Read the full article in the Fall-Winter 2013 issue of Carolina Law.
Twenty-three years after graduating from UNC School of Law, Anita R. Brown-Graham is not practicing law.For her work, Brown-Graham was named a White House Champion of Change this summer. She is also a William C. Friday Fellow, an American Marshall Fellow and an Eisenhower Fellow.
“The skills and perspective I gained in law school prepared me for a wide range of opportunities,” she says.
The first thing she did with those skills was not that unusual for a law school grad: She clerked for a judge, in her case a federal district court judge in California. It was there that she first began to get a sense of how exceptional her Carolina Law experience had been.
“It wasn’t until I got to California, and would sit around with my fellow law clerks who graduated from other law schools across the country, that I realized how insanely lucky we were at Carolina to have the access to professors that we had,” she says. When she started law school, Brown-Graham threw herself into not only the classes, but also extracurricular activities. The faculty at Carolina Law was always there to encourage her efforts.
“One of the things you learn in the classroom at law school is how important it is for you to use your tools to create access opportunities for others,” she says. “The law school gave me the opportunities to do that.”

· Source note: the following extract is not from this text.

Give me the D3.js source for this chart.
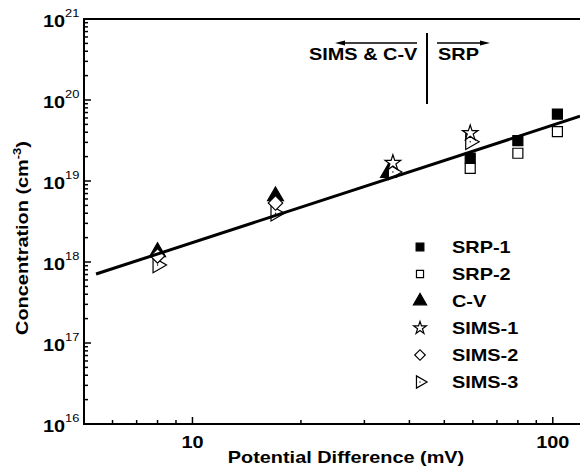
<!DOCTYPE html>
<html><head><meta charset="utf-8">
<script src="https://cdn.jsdelivr.net/npm/d3@7"></script>
<style>
body{margin:0;background:#fff}
text{font-family:Arial,"Liberation Sans",Helvetica,sans-serif;font-weight:bold;fill:#000}
</style></head>
<body><svg id="c" width="580" height="468"></svg>
<script>
// ---- data ----
const seriesNames = ["SRP-1", "SRP-2", "C-V", "SIMS-1", "SIMS-2", "SIMS-3"];
const voltSRP1 = [59, 80, 103];
const concSRP1 = [1.92e19, 3.15e19, 6.7e19];
const voltSRP2 = [59, 80, 103];
const concSRP2 = [1.43e19, 2.2e19, 4.07e19];
const voltCV = [8, 17, 35];
const concCV = [1.33e18, 6.5e18, 1.26e19];
const voltSIMS1 = [36, 59];
const concSIMS1 = [1.67e19, 3.9e19];
const voltSIMS2 = [8, 17];
const concSIMS2 = [1.19e18, 5.35e18];
const voltSIMS3 = [8, 17, 36, 59];
const concSIMS3 = [0.92e18, 4.0e18, 1.29e19, 3.05e19];
const fitVolt = [5.4, 119];
const fitConc = [7.1e17, 6.3e19];
const xMajorTicks = [10, 100];
const xTickLabels = ["10", "100"];
const yMajorExps = [16, 17, 18, 19, 20, 21];

// ---- layout ----
const svg = d3.select("#c");
const L = 84, R = 580, T = 19, B = 424;
const SX = 1.17; // horizontal stretch of the original lettering
const x = d3.scaleLog().domain([5, 119]).range([L, R]);
const y = d3.scaleLog().domain([1e16, 1e21]).range([B, T]);

const g = svg.append("g");

function txt(parent, px, py, anchor, size, rot) {
  return parent.append("text")
    .attr("transform", `translate(${px},${py})` + (rot ? ` rotate(${rot})` : "") + ` scale(${SX},1)`)
    .attr("text-anchor", anchor || "start").attr("font-size", size);
}

// minor ticks
const xMinor = [];
[1, 10].forEach(d => { for (let k = 2; k <= 9; k++) { const v = k * d; if (v >= 5 && v <= 119 && v !== 10) xMinor.push(v); } });
const yMinor = [];
for (let e = 16; e < 21; e++) for (let k = 2; k <= 9; k++) yMinor.push(k * Math.pow(10, e));

g.selectAll(".xmin").data(xMinor).enter().append("line")
  .attr("x1", d => x(d)).attr("x2", d => x(d)).attr("y1", B).attr("y2", B - 4)
  .attr("stroke", "#000").attr("stroke-width", 1.5);
g.selectAll(".xmaj").data(xMajorTicks).enter().append("line")
  .attr("x1", d => x(d)).attr("x2", d => x(d)).attr("y1", B).attr("y2", B - 7)
  .attr("stroke", "#000").attr("stroke-width", 1.5);
g.selectAll(".ymin").data(yMinor).enter().append("line")
  .attr("x1", L).attr("x2", L + 4).attr("y1", d => y(d)).attr("y2", d => y(d))
  .attr("stroke", "#000").attr("stroke-width", 1.5);
g.selectAll(".ymaj").data(yMajorExps).enter().append("line")
  .attr("x1", L).attr("x2", L + 7).attr("y1", d => y(Math.pow(10, d))).attr("y2", d => y(Math.pow(10, d)))
  .attr("stroke", "#000").attr("stroke-width", 1.5);

// frame
g.append("line").attr("x1", L).attr("x2", L).attr("y1", T - 1).attr("y2", B + 1).attr("stroke", "#000").attr("stroke-width", 2);
g.append("line").attr("x1", L - 1).attr("x2", R).attr("y1", B).attr("y2", B).attr("stroke", "#000").attr("stroke-width", 2);
g.append("line").attr("x1", L - 1).attr("x2", R).attr("y1", T).attr("y2", T).attr("stroke", "#000").attr("stroke-width", 2);

// tick labels
xMajorTicks.forEach((d, i) => txt(g, x(d), 448, "middle", 17).text(xTickLabels[i]));
yMajorExps.forEach(d => {
  const t = txt(g, 43, y(Math.pow(10, d)) + 8, "start", 17);
  t.append("tspan").text("10");
  t.append("tspan").attr("dy", -10).attr("font-size", 11).attr("font-weight", "normal").text(d);
});

// axis titles
txt(g, 346, 463, "middle", 17).text("Potential Difference (mV)");
const yt = txt(g, 28, 238, "middle", 17, -90);
yt.append("tspan").text("Concentration (cm");
yt.append("tspan").attr("dy", -7).attr("font-size", 11).text("-3");
yt.append("tspan").attr("dy", 7).text(")");

// annotation
txt(g, 309, 60, "start", 17).text("SIMS & C-V");
txt(g, 438, 60, "start", 17).text("SRP");
g.append("line").attr("x1", 427).attr("x2", 427).attr("y1", 33).attr("y2", 104).attr("stroke", "#000").attr("stroke-width", 2);
g.append("line").attr("x1", 340).attr("x2", 417).attr("y1", 43).attr("y2", 43).attr("stroke", "#000").attr("stroke-width", 1.5);
g.append("path").attr("d", "M335,43 L345,40.5 L345,45.5 Z").attr("fill", "#000");
g.append("line").attr("x1", 437).attr("x2", 484).attr("y1", 43).attr("y2", 43).attr("stroke", "#000").attr("stroke-width", 1.5);
g.append("path").attr("d", "M490,43 L480,40.5 L480,45.5 Z").attr("fill", "#000");

// symbols
function sym(type, size) { return d3.symbol().type(type).size(size)(); }
const markerDefs = {
  "SRP-1": {path: s => sym(d3.symbolSquare, s), fill: "#000", rot: 0},
  "SRP-2": {path: s => sym(d3.symbolSquare, s), fill: "#fff", rot: 0},
  "C-V": {path: s => sym(d3.symbolTriangle, s), fill: "#000", rot: 0},
  "SIMS-1": {path: s => sym(d3.symbolStar, s), fill: "#fff", rot: 0},
  "SIMS-2": {path: s => sym(d3.symbolSquare, s), fill: "#fff", rot: 45},
  "SIMS-3": {path: s => sym(d3.symbolTriangle, s), fill: "#fff", rot: 90, dot: true}
};
const plotSizes = {"SRP-1": 100, "SRP-2": 100, "C-V": 110, "SIMS-1": 75, "SIMS-2": 105, "SIMS-3": 105};
const legendSizes = {"SRP-1": 60, "SRP-2": 50, "C-V": 75, "SIMS-1": 50, "SIMS-2": 55, "SIMS-3": 65};

function drawMarker(parent, name, cx, cy, size) {
  const m = markerDefs[name];
  const gg = parent.append("g").attr("transform", `translate(${cx},${cy}) rotate(${m.rot})`);
  gg.append("path").attr("d", m.path(size)).attr("fill", m.fill).attr("stroke", "#000").attr("stroke-width", 1.2);
  if (m.dot) gg.append("circle").attr("r", 0.7).attr("fill", "#000");
}

const seriesData = [
  ["C-V", voltCV, concCV],
  ["SRP-1", voltSRP1, concSRP1],
  ["SRP-2", voltSRP2, concSRP2],
  ["SIMS-3", voltSIMS3, concSIMS3],
  ["SIMS-2", voltSIMS2, concSIMS2],
  ["SIMS-1", voltSIMS1, concSIMS1]
];
const pts = g.append("g");
seriesData.forEach(([name, xs, ys]) => {
  xs.forEach((v, i) => drawMarker(pts, name, x(v), y(ys[i]), plotSizes[name]));
});

// fit line
const fit = fitVolt.map((v, i) => [v, fitConc[i]]);
g.append("path").attr("d", d3.line().x(d => x(d[0])).y(d => y(d[1]))(fit))
  .attr("fill", "none").attr("stroke", "#000").attr("stroke-width", 3);

// legend
const leg = g.append("g");
seriesNames.forEach((name, i) => {
  const cy = 247 + i * 27;
  drawMarker(leg, name, 420, cy, legendSizes[name]);
  txt(leg, 452, cy + 6, "start", 17).text(name);
});
</script></body></html>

She mentored youth in the Chapel Hill community while at law school and was coordinator of Minority Law Day her third year. Law school, she says, gave her a chance “to learn how to follow my passions.”
After the clerkship and two years in private practice, she found she was more inspired by the community development and volunteer work she was doing in her spare time than her legal work. It was time to come back to Carolina and figure out a way to turn that passion into a career.
A call to the law school quickly turned up a faculty opportunity at the nearby School of Government. She spent 13 years there, focused mostly on rural communities struggling to revitalize their economies, and in 2007, moved to the Institute for Emerging Issues.
“I tell students to follow their heart, not the career path they’ve laid out for the next 10 years. It has been my experience that unimaginable opportunities will come your way and disrupt the pathway you thought you’d created,” she says. “For me, taking the risk, stepping sideways and following my heart have always been the right things to do.”